De nieuwe coalitie in de Provincie Noord-Brabant zet de koers op het gebied van veehouderij in grote lijnen voort. De nieuwe GS lijken volgens de ZLTO weinig aandacht te hebben voor de negatieve effecten van dat beleid. Met teleurstelling nam de agrarisch belangenbehartiger kennis van het bestuursakkoord.

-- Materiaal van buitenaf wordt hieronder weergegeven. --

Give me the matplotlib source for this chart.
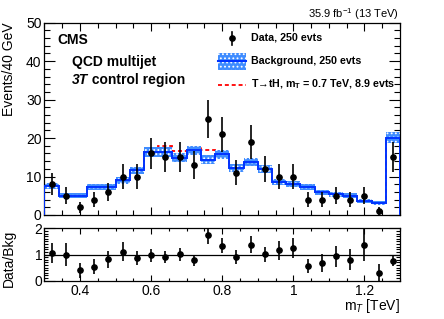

Brabantse veehouders moeten stallen ouder dan 15 of 20 jaar uiterlijk in 2022 aanpassen aan strengere normen voor de uitstoot van ammoniak. Dat leidt tot rechtsongelijkheid en dat beleid pakt in de praktijk veelal averechts uit, meent ZLTO-voorzitter Wim Bens. “We maken ons grote zorgen over de continuïteit van onze veehouderijbedrijven.” Wel lijkt het bestuursakkoord openingen te bieden voor uitzonderingen in het Brabantse veehouderijbeleid. Voor bepaalde diercategorieën of typen stalsystemen komt er bijvoorbeeld een half jaar tot maximaal twee jaar uitstel voor de aanvraag van de vergunningsverlening. Ook wordt gewerkt aan een regeling voor bedrijven die willen stoppen in 2024. “Maar of die uitzonderingen ook echt toegestaan zullen worden, moet de komende tijd blijken”, alus Bens. “Gelukkig willen CDA, VVD, D66, PvdA en GroenLinks nadrukkelijk de samenwerking zoeken met de sector.”
Hooflijnen akkoord
Anne-Marie Spierings van D66 is verantwoordelijk voor de portefeuille Landbouw, energie en circulair. De op kwantiteit georiënteerde landbouw willen ze omvormen naar een op kwaliteit en circulariteit gerichte voedselproductie. De GS streven naar een emissieloze landbouw als het gaat om geur, fijnstof, ammoniak, ziektekiemen en nutriënten en het minimaliseren van bestrijdingsmiddelen. Door het faciliteren van de inzet op concepten, niches en korte ketens neemt de toegevoegde waarde per eenheid product van de primaire sector toe.
Kringlooplandbouw is het uitgangspunt voor het veehouderijbeleid. GS ambiëren een transitie naar het sluiten van kringlopen op een zo’n klein mogelijke schaal, maar maximaal op het niveau van Noordwest-Europa. Een overgang naar kringlooplandbouw zal waarschijnlijk gaan leiden tot een lager aantal landbouwhuisdieren in Brabant. Dierenwelzijn en via diverse instrumenten bevorderen van brandveilige stallen krijgt blijvende aandacht.
Tijdelijke vergunningen
De provincie creëert ruimte voor schone en veilige mestbewerking binnen de kaders van de Verordening Ruimte. De GS willen in Brabant tijdelijke vergunningen voor industriële mestbewerking gaan verlenen voor een periode van maximaal vijftien jaar. Met de verplichting om na afloop van deze vergunningsperiode de gebouwen en installaties te saneren. Ook willen ze agrarische ondernemers binnen wettelijke kaders stimuleren hun mest zoveel mogelijk op een schone en veilige manier op het eigen terrein te bewerken.
Voor grootschalige initiatieven zoeken GS naar geschikte locaties tot een totale maximale vergunde omvang van het Brabantse mestoverschot. Om een keuze te maken voor de beste locaties, de spreiding van de locaties en om inzicht te krijgen in de ‘ideale omvang’ van een locatie wordt een plan-MER uitgevoerd. Ook de consequenties voor lopende initiatieven worden beoordeeld.
Geen co-vergisting
Bij vergunningverlening vragen GS permanente en transparante monitoring van de uitstoot binnen de op dat moment beschikbare technologische mogelijkheden. Ook is het wenselijk de mogelijkheid tot omschakeling naar of nieuwvestiging van co-vergisting te verbieden. Co-vergisting heeft grote risico’s voor milieu, gezondheid en fraude en er zijn ruimschoots voldoende andere technieken voor mestbewerking voorhanden.